Part 8: Production Best Practices
Everything you need to run event-sourced systems in production.
Table of contents
- Snapshots
- Optimistic Concurrency
- Schema Evolution
- Monitoring
- Disaster Recovery
- Production Checklist
- Conclusion
This is Part 8 of an 8-part series on Event Sourcing and CQRS with Go.
Snapshots
For aggregates with thousands of events, snapshots prevent slow replay:
Events: [1] [2] [3] [4] [5] [6] [7] [8] [9] [10]
^
Snapshot at v5
Load: Snapshot(v5) + Events [6, 7, 8, 9, 10]
When to Snapshot
// Every N events
if order.Version() % 100 == 0 {
snapshotStore.Save(ctx, Snapshot{
AggregateID: order.AggregateID(),
Version: order.Version(),
State: serialize(order),
})
}
Optimistic Concurrency
Retry with Reload
func ExecuteWithRetry(ctx context.Context, id string, action func(*Order) error) error {
for attempt := 0; attempt < 3; attempt++ {
order := NewOrder(id)
store.LoadAggregate(ctx, order)
if err := action(order); err != nil {
return err // Business error
}
err := store.SaveAggregate(ctx, order)
if err == nil {
return nil
}
if !errors.Is(err, mink.ErrConcurrencyConflict) {
return err
}
// Retry...
}
return ErrMaxRetries
}
Schema Evolution
Strategy: Weak Schema
func (o *Order) ApplyEvent(event interface{}) error {
switch e := event.(type) {
case OrderCreated:
o.CustomerID = e.CustomerID
// Handle optional new fields gracefully
if e.CustomerName != "" {
o.CustomerName = e.CustomerName
}
}
return nil
}
Best Practices
- Never remove fields from events
- Make new fields optional
- Version your events in metadata
- Test with old events
Monitoring
Key Metrics
- Events appended per second
- Command success/failure rate
- Projection lag
- Append latency (p50, p95, p99)
Health Checks
func HealthCheck(engine *mink.ProjectionEngine) http.HandlerFunc {
return func(w http.ResponseWriter, r *http.Request) {
for _, name := range engine.ProjectionNames() {
status := engine.GetStatus(name)
if status.State == mink.ProjectionStateFaulted {
w.WriteHeader(http.StatusServiceUnavailable)
}
}
}
}
Disaster Recovery
The Event Store is Truth
- Events: Regular PostgreSQL backups
- Snapshots: Can be regenerated
- Read models: Can be rebuilt
Recovery
# Lost read model?

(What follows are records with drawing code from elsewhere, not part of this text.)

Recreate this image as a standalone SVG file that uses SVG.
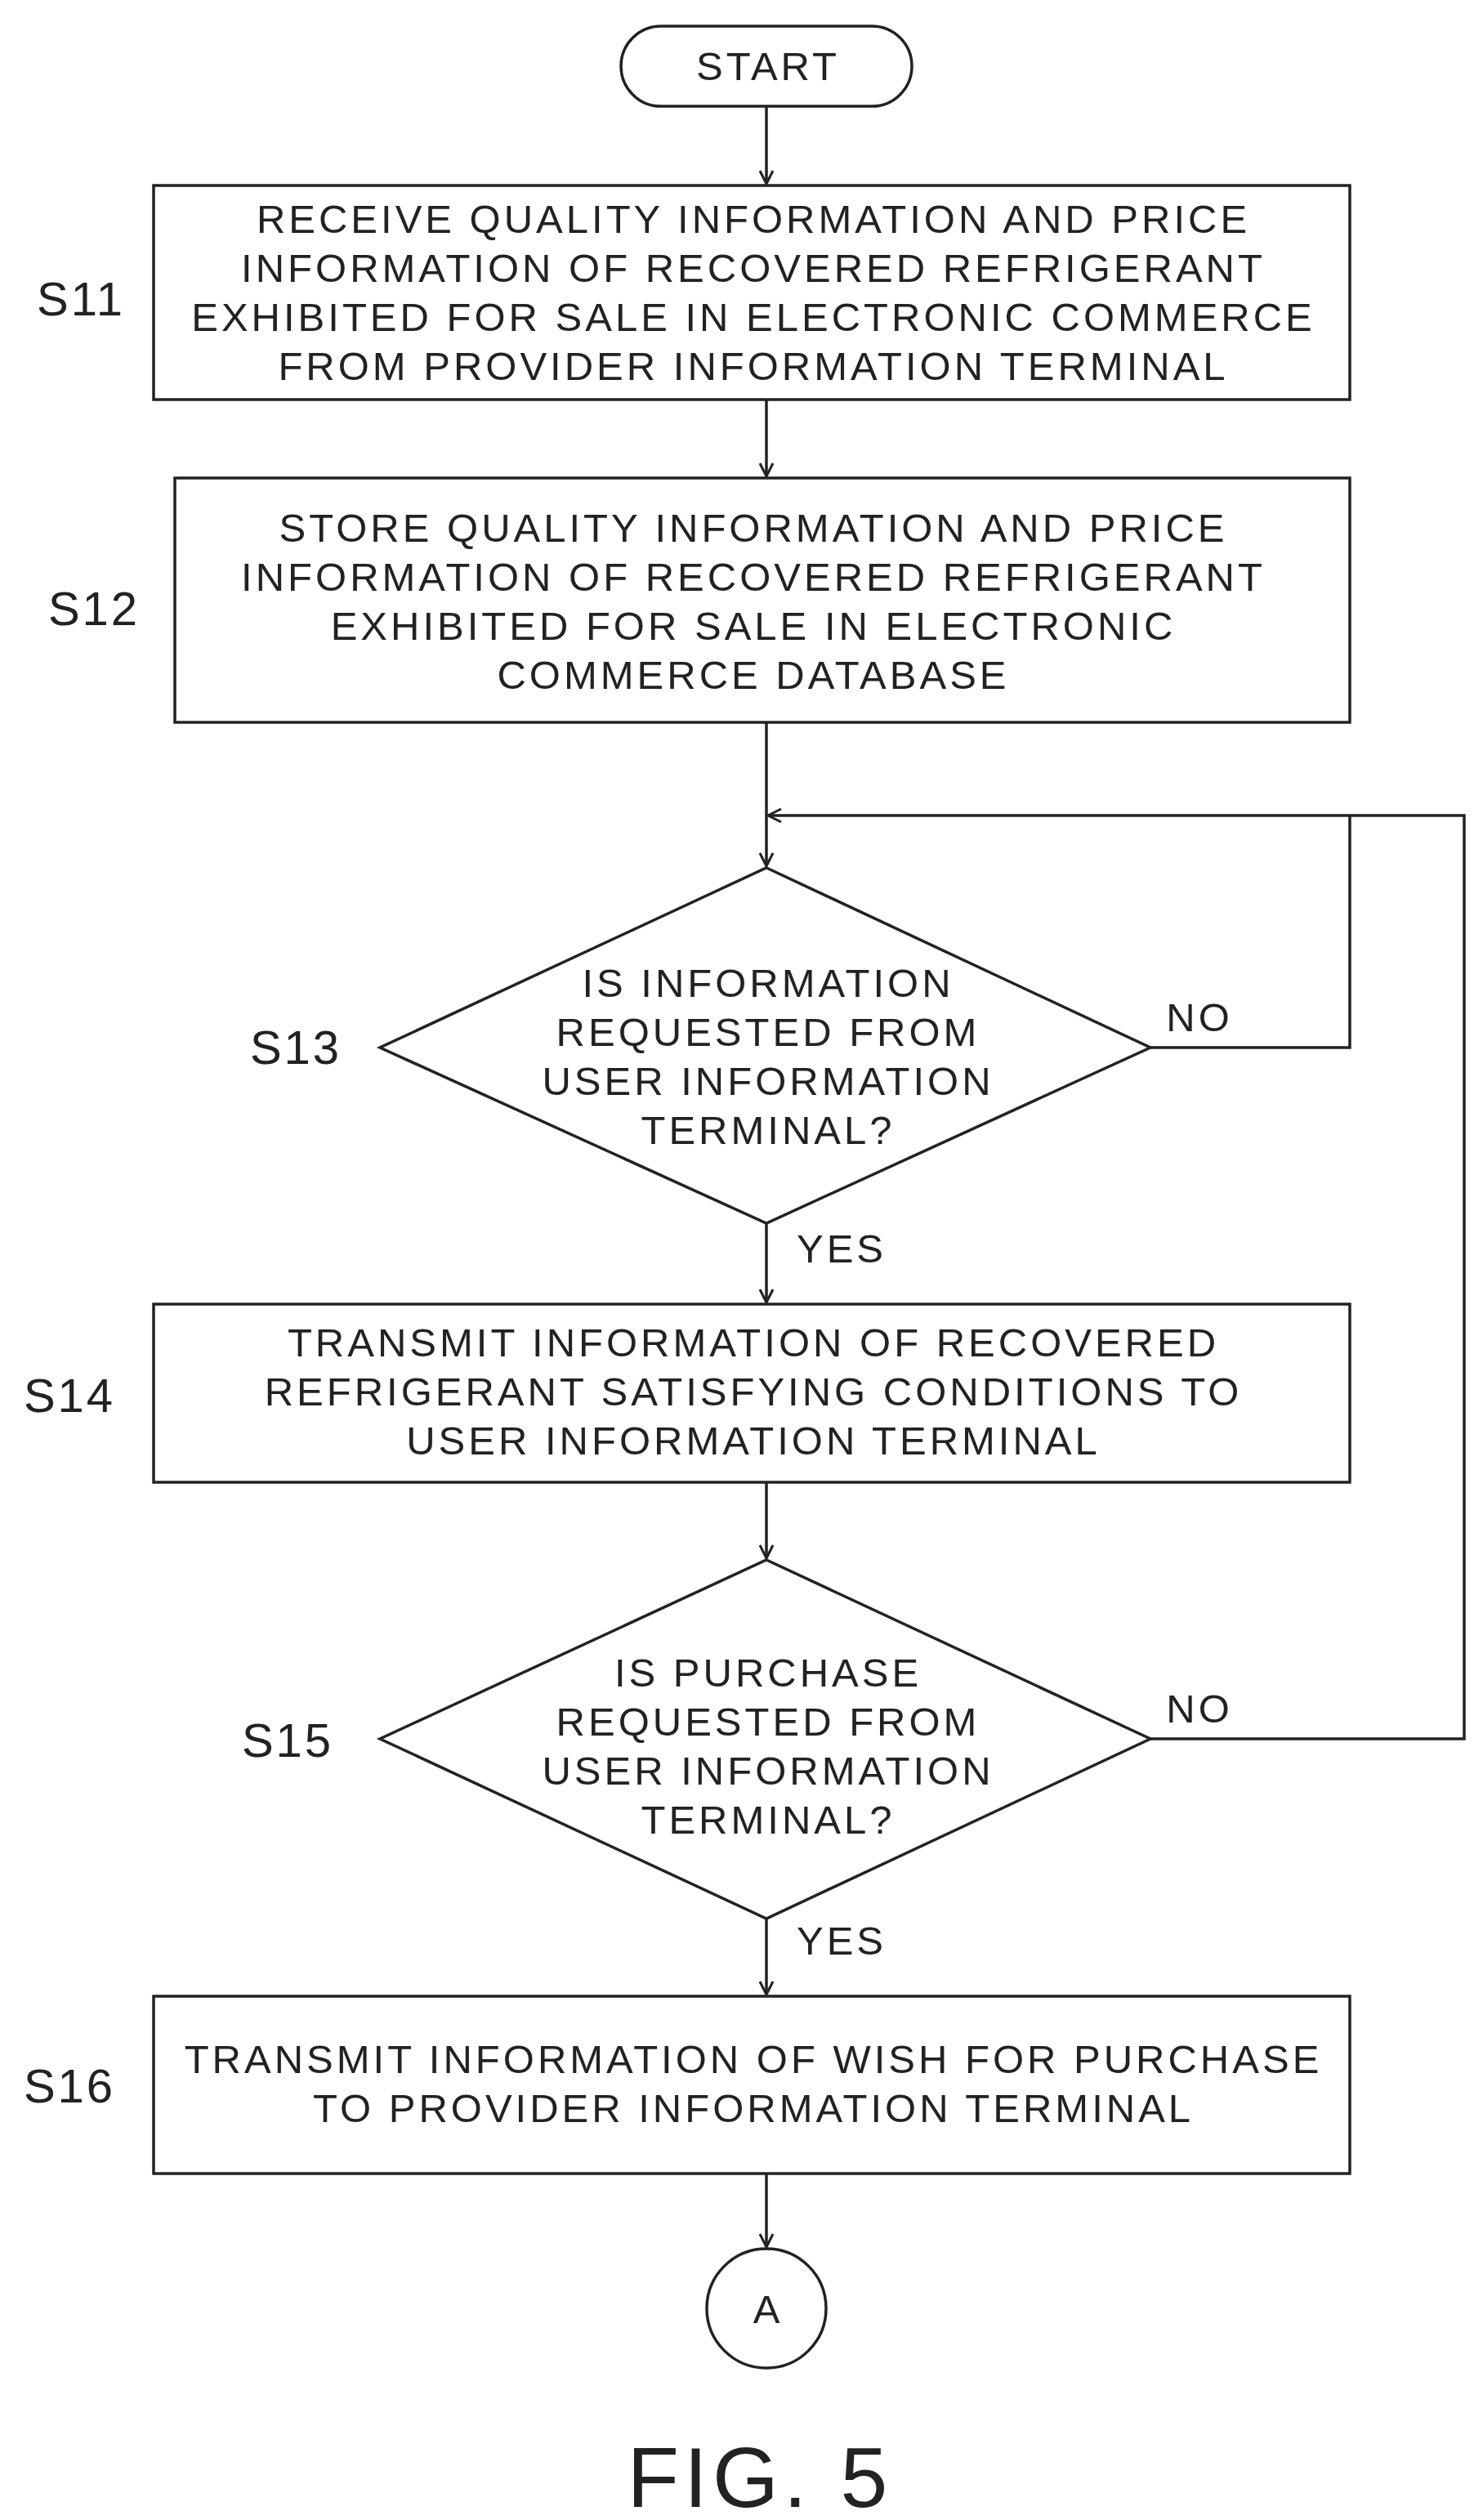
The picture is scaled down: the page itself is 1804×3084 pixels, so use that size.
<svg xmlns="http://www.w3.org/2000/svg" width="1804" height="3084" viewBox="0 0 1804 3084">
<defs>
<style>
.s{fill:#fff;stroke:#222;stroke-width:3.5}
.l{fill:none;stroke:#222;stroke-width:3.5}
.t{font-family:"Liberation Sans",Arial,sans-serif;font-size:49px;fill:#222;text-anchor:middle;letter-spacing:4px}
.lab{font-family:"Liberation Sans",Arial,sans-serif;font-size:58px;fill:#222;text-anchor:middle;letter-spacing:3px}
</style>
<marker id="a" viewBox="0 0 20 20" refX="18" refY="10" markerWidth="20" markerHeight="20" markerUnits="userSpaceOnUse" orient="auto"><path d="M2,2 L18,10 L2,18" fill="none" stroke="#222" stroke-width="3"/></marker>
</defs>
<rect width="1804" height="3084" fill="#fff"/>
<g id="connectors">
<line class="l" x1="938" y1="130" x2="938" y2="225" marker-end="url(#a)"/>
<line class="l" x1="938" y1="489" x2="938" y2="583" marker-end="url(#a)"/>
<line class="l" x1="938" y1="884" x2="938" y2="1060" marker-end="url(#a)"/>
<line class="l" x1="938" y1="1497" x2="938" y2="1594" marker-end="url(#a)"/>
<line class="l" x1="938" y1="1814" x2="938" y2="1907" marker-end="url(#a)"/>
<line class="l" x1="938" y1="2348" x2="938" y2="2441" marker-end="url(#a)"/>
<line class="l" x1="938" y1="2660" x2="938" y2="2750" marker-end="url(#a)"/>
<polyline class="l" points="1408,1282 1652,1282 1652,998"/>
<polyline class="l" points="1408,2128 1792,2128 1792,998 940,998" marker-end="url(#a)"/>
<text class="t" x="1468" y="1262">NO</text>
<text class="t" x="1468" y="2108">NO</text>
<text class="t" x="1030" y="1545">YES</text>
<text class="t" x="1030" y="2392">YES</text>
</g>
<g id="start"><rect class="s" x="760" y="32" width="356" height="98" rx="49"/><text class="t" x="940" y="98">START</text></g>
<g id="s11"><rect class="s" x="188" y="227" width="1464" height="262"/>
<text class="lab" x="99" y="386">S11</text>
<text class="t" x="922" y="285">RECEIVE QUALITY INFORMATION AND PRICE</text>
<text class="t" x="922" y="345">INFORMATION OF RECOVERED REFRIGERANT</text>
<text class="t" x="922" y="405">EXHIBITED FOR SALE IN ELECTRONIC COMMERCE</text>
<text class="t" x="922" y="465">FROM PROVIDER INFORMATION TERMINAL</text></g>
<g id="s12"><rect class="s" x="214" y="585" width="1438" height="299"/>
<text class="lab" x="115" y="765">S12</text>
<text class="t" x="922" y="663">STORE QUALITY INFORMATION AND PRICE</text>
<text class="t" x="922" y="723">INFORMATION OF RECOVERED REFRIGERANT</text>
<text class="t" x="922" y="783">EXHIBITED FOR SALE IN ELECTRONIC</text>
<text class="t" x="922" y="843">COMMERCE DATABASE</text></g>
<g id="s13"><polygon class="s" points="938,1062 1408,1282 938,1497 465,1282"/>
<text class="lab" x="362" y="1302">S13</text>
<text class="t" x="940" y="1220">IS INFORMATION</text>
<text class="t" x="940" y="1280">REQUESTED FROM</text>
<text class="t" x="940" y="1340">USER INFORMATION</text>
<text class="t" x="940" y="1400">TERMINAL?</text></g>
<g id="s14"><rect class="s" x="188" y="1596" width="1464" height="218"/>
<text class="lab" x="85" y="1728">S14</text>
<text class="t" x="922" y="1660">TRANSMIT INFORMATION OF RECOVERED</text>
<text class="t" x="922" y="1720">REFRIGERANT SATISFYING CONDITIONS TO</text>
<text class="t" x="922" y="1780">USER INFORMATION TERMINAL</text></g>
<g id="s15"><polygon class="s" points="938,1909 1408,2128 938,2348 465,2128"/>
<text class="lab" x="352" y="2150">S15</text>
<text class="t" x="940" y="2064">IS PURCHASE</text>
<text class="t" x="940" y="2124">REQUESTED FROM</text>
<text class="t" x="940" y="2184">USER INFORMATION</text>
<text class="t" x="940" y="2244">TERMINAL?</text></g>
<g id="s16"><rect class="s" x="188" y="2443" width="1464" height="217"/>
<text class="lab" x="85" y="2573">S16</text>
<text class="t" x="922" y="2537">TRANSMIT INFORMATION OF WISH FOR PURCHASE</text>
<text class="t" x="922" y="2597">TO PROVIDER INFORMATION TERMINAL</text></g>
<g id="a-conn"><circle class="s" cx="938" cy="2825" r="73"/><text class="t" x="940" y="2843">A</text></g>
<text x="930" y="3068" font-family="Liberation Sans,Arial,sans-serif" font-size="104" fill="#222" text-anchor="middle" letter-spacing="6">FIG. 5</text>
</svg>
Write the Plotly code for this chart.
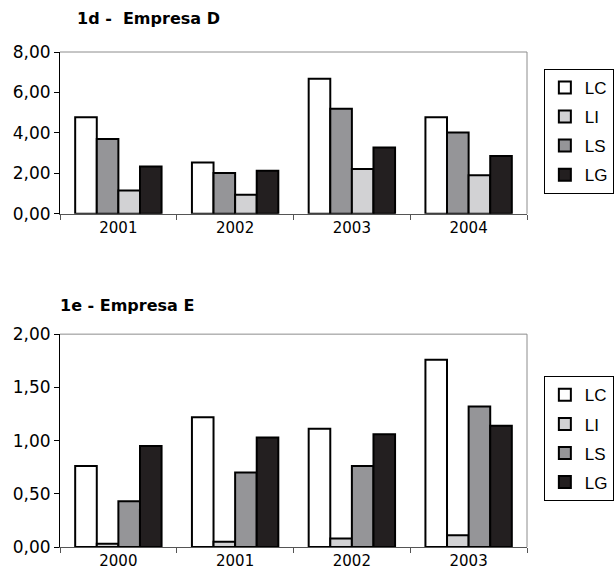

Reset checkpoint and rebuild
psql -c "DELETE FROM checkpoints WHERE projection_name = 'OrderList'"
psql -c "TRUNCATE order_list"
# Restart - projection rebuilds automatically
Production Checklist
Before Launch
- PostgreSQL adapter with connection pooling
- All events registered
- Snapshots for high-traffic aggregates
- Checkpoint store configured
- Metrics exposed
- Health check endpoints
- Backup strategy
Monitoring
- Dashboard for command/event rates
- Alerts for projection lag
- Alerts for error rates
- Storage growth trending
Conclusion
Congratulations! You’ve completed this 8-part series on Event Sourcing and CQRS with go-mink.
What You’ve Learned
- Event Sourcing Fundamentals: Storing events instead of state
- Getting Started: Setting up go-mink
- Aggregates: Encapsulating business logic
- Event Store: Streams, versioning, metadata
- CQRS: Separating reads from writes
- Middleware: Cross-cutting concerns
- Projections: Building read models
- Production: Snapshots, monitoring, operations
Key Principles
- Events are facts: Immutable records of what happened
- State is derived: Always rebuildable from events
- Aggregates guard consistency: Single unit of change
- Commands express intent: Validated before execution
- Projections serve queries: Optimized for specific needs
- Observability is essential: Know what your system is doing
Thank you for reading. Happy event sourcing!